In a Gallup Poll series about the morality of the death penalty, consistently more than twice as many respondents believe the death penalty is “morally acceptable” as compared to “morally wrong.”
From giving Geneva Convention rights to terrorists, to arguing that the Court should look to Europe for precedent in its decisions, to letting governments steal private property in order to transfer it to other private owners, several recent Supreme Court decisions have made the issue of filling Court vacancies a larger issue for the general election than it might have been. Had the Justices stuck to doing their jobs based on a realization that the Constitution is an American, not European, document, and that it actually means what it says, they might not be the political lightning rod they have become.

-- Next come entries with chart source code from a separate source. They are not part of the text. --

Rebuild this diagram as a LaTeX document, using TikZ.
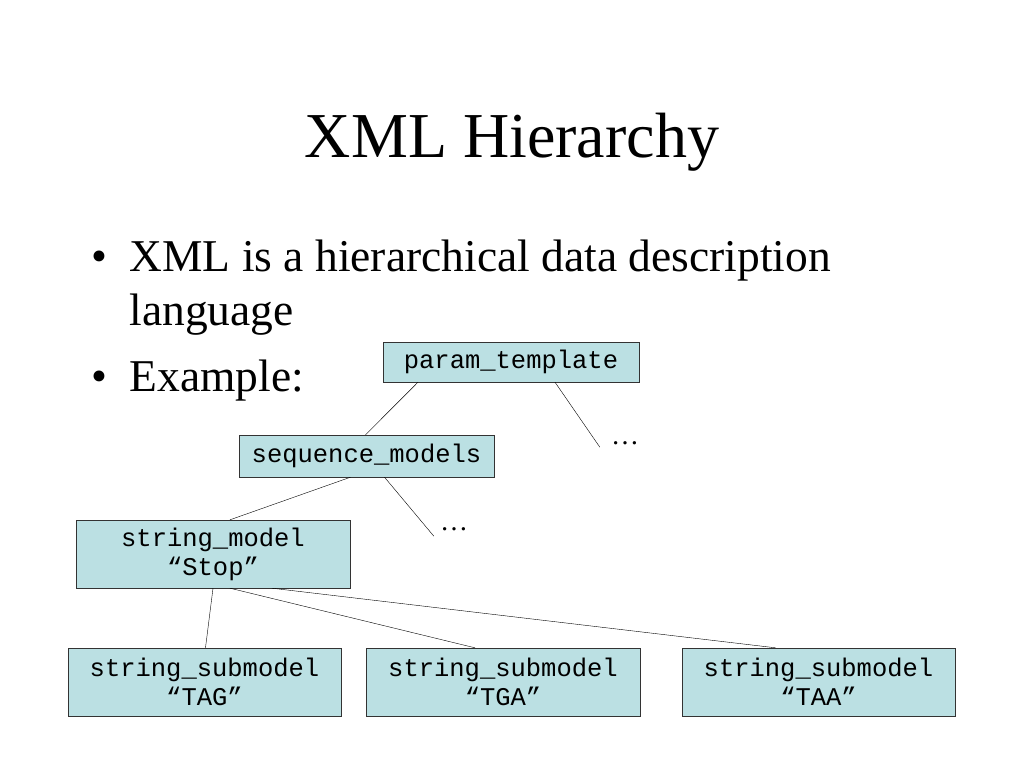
\documentclass[tikz,border=0pt]{standalone}
\usepackage{fontspec}
\setmainfont{Liberation Serif}
\setmonofont{Liberation Mono}
\definecolor{boxcyan}{RGB}{187,224,227}

\tikzset{
	xmlbox/.style={draw=black!80, fill=boxcyan, font=\fontsize{25.5}{29}\selectfont\ttfamily, align=center, inner sep=0pt},
	bullettext/.style={anchor=base west, font=\fontsize{45.5}{52}\selectfont}
}

\begin{document}
\begin{tikzpicture}[x=1pt, y=-1pt]
		\useasboundingbox[fill=white] (0,0) rectangle (1024,768);
		
		% Title
		\node[anchor=base, font=\fontsize{64}{76}\selectfont] (title) at (512,157) {XML Hierarchy};
		
		% Bullets
		\node[bullettext] (bulA) at (88,271) {\textbullet};
		\node[bullettext] (lineA) at (126,271) {XML is a hierarchical data description};
		\node[bullettext] (lineB) at (126,325) {language};
		\node[bullettext] (bulB) at (88,391) {\textbullet};
		\node[bullettext] (lineC) at (126,391) {Example:};
		
		% Tree nodes
		\node[xmlbox, minimum width=256pt, minimum height=40pt] (param) at (511,362) {param\_template};
		\node[xmlbox, minimum width=255pt, minimum height=42pt] (seqmod) at (366.5,456) {sequence\_models};
		\node[xmlbox, minimum width=274pt, minimum height=68pt] (strmod) at (213,554) {string\_model\\“Stop”};
		\node[xmlbox, minimum width=273pt, minimum height=68pt] (subA) at (204.5,682) {string\_submodel\\“TAG”};
		\node[xmlbox, minimum width=274pt, minimum height=68pt] (subB) at (503,682) {string\_submodel\\“TGA”};
		\node[xmlbox, minimum width=273pt, minimum height=68pt] (subC) at (818.5,682) {string\_submodel\\“TAA”};
		
		% Omitted children
		\node[font=\fontsize{28}{32}\selectfont, inner sep=0pt] (dotsA) at (625,443) {…};
		\node[font=\fontsize{28}{32}\selectfont, inner sep=0pt] (dotsB) at (454,529) {…};
		
		% Connectors
		\draw ([xshift=-93pt]param.south) -- ([xshift=-1pt]seqmod.north);
		\draw ([xshift=44pt]param.south) -- ([xshift=-11pt,yshift=-6pt]dotsA.north west);
		\draw ([xshift=-16pt]seqmod.south) -- ([xshift=17pt]strmod.north);
		\draw ([xshift=18pt]seqmod.south) -- ([xshift=-6pt,yshift=-9pt]dotsB.north west);
		\draw (strmod.south) -- ([xshift=1pt]subA.north);
		\draw ([xshift=17pt]strmod.south) -- ([xshift=-28pt]subB.north);
		\draw ([xshift=59pt]strmod.south) -- ([xshift=-43pt]subC.north);
		
	\end{tikzpicture}
\end{document}
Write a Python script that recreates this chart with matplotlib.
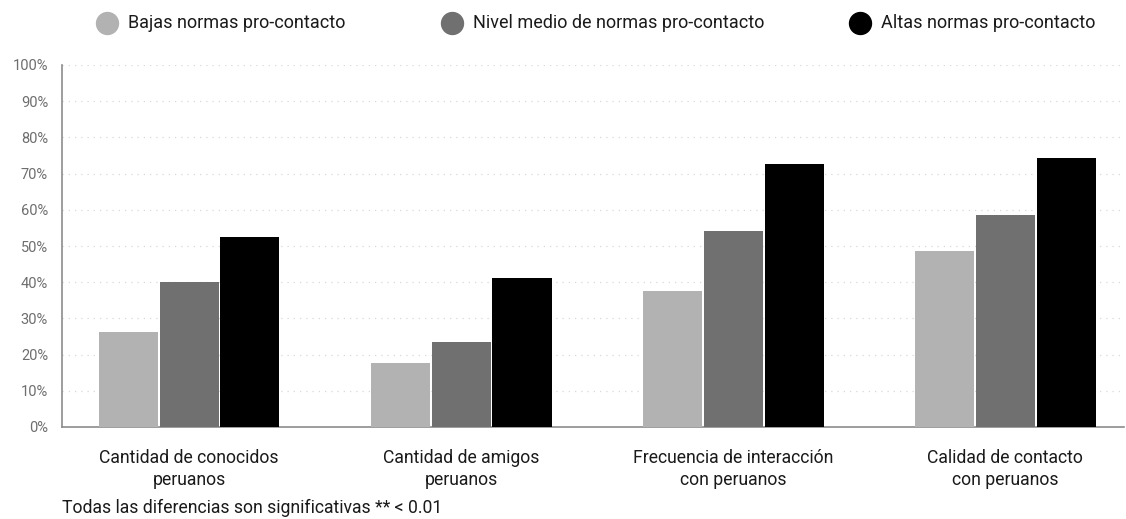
import matplotlib
matplotlib.use("Agg")
import matplotlib.pyplot as plt
from matplotlib.lines import Line2D
import numpy as np

# data
categories = ["Cantidad de conocidos\nperuanos", "Cantidad de amigos\nperuanos",
              "Frecuencia de interacción\ncon peruanos", "Calidad de contacto\ncon peruanos"]
series_names = ["Bajas normas pro-contacto", "Nivel medio de normas pro-contacto",
                "Altas normas pro-contacto"]
bajas = [26.2, 17.7, 37.6, 48.6]
medio = [40.0, 23.5, 54.1, 58.6]
altas = [52.5, 41.2, 72.7, 74.3]
yticks = [0, 10, 20, 30, 40, 50, 60, 70, 80, 90, 100]
note = "Todas las diferencias son significativas ** < 0.01"

colors = ["#b2b2b2", "#707070", "#000000"]
plt.rcParams["font.family"] = ["Roboto", "DejaVu Sans"]

fig = plt.figure(figsize=(11.26, 5.19), dpi=100)
ax = fig.add_axes([62 / 1126, 1 - 427 / 519, 1062 / 1126, 362 / 519])

x = np.arange(len(categories))
w = 0.217
step = 0.224
for i, (vals, c) in enumerate(zip([bajas, medio, altas], colors)):
    ax.bar(x + (i - 1) * step, vals, width=w, color=c, zorder=3)

ax.set_xlim(-0.467, 3.437)
ax.set_ylim(0, 100)
ax.set_yticks(yticks)
ax.set_yticklabels([f"{t}%" for t in yticks], color="#6e6e6e", fontsize=10.5)
ax.set_xticks(x)
ax.set_xticklabels(categories, fontsize=12.7, color="#1a1a1a", linespacing=1.25)
ax.tick_params(axis="both", length=0)
ax.tick_params(axis="y", pad=10)
ax.tick_params(axis="x", pad=16)
for t in yticks[1:]:
    ax.axhline(t, color="#d9d9d9", lw=0.9, ls=(0, (1, 4)), zorder=1)
for s in ["top", "right"]:
    ax.spines[s].set_visible(False)
ax.spines["left"].set_color("#8c8c8c")
ax.spines["bottom"].set_color("#8c8c8c")
ax.spines["left"].set_linewidth(1.2)
ax.spines["bottom"].set_linewidth(1.2)

# legend
leg_x = [107, 452, 860]
for name, c, lx in zip(series_names, colors, leg_x):
    fig.add_artist(Line2D([lx / 1126], [1 - 23 / 519], marker="o", markersize=15.8,
                          color=c, transform=fig.transFigure))
    fig.text((lx + 21) / 1126, 1 - 23 / 519, name, fontsize=13, color="#1a1a1a",
             va="center", ha="left")

fig.text(62 / 1126, 2 / 519, note, fontsize=12.7, color="#1a1a1a", va="bottom", ha="left")

fig.savefig("out.png", dpi=100)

The decision in Baze v. Rees is a refreshing return toward respecting the Constitution and the existing law of the land from the black-robed group who has too often in recent years attempted to impose their own liberal “morality” on the nation. If — as is expected — both Stevens and Ginsburg retire in the next president’s term, liberal replacements for them would likely prevent the Roberts Court from doing more to restore the rule of law, and of common sense.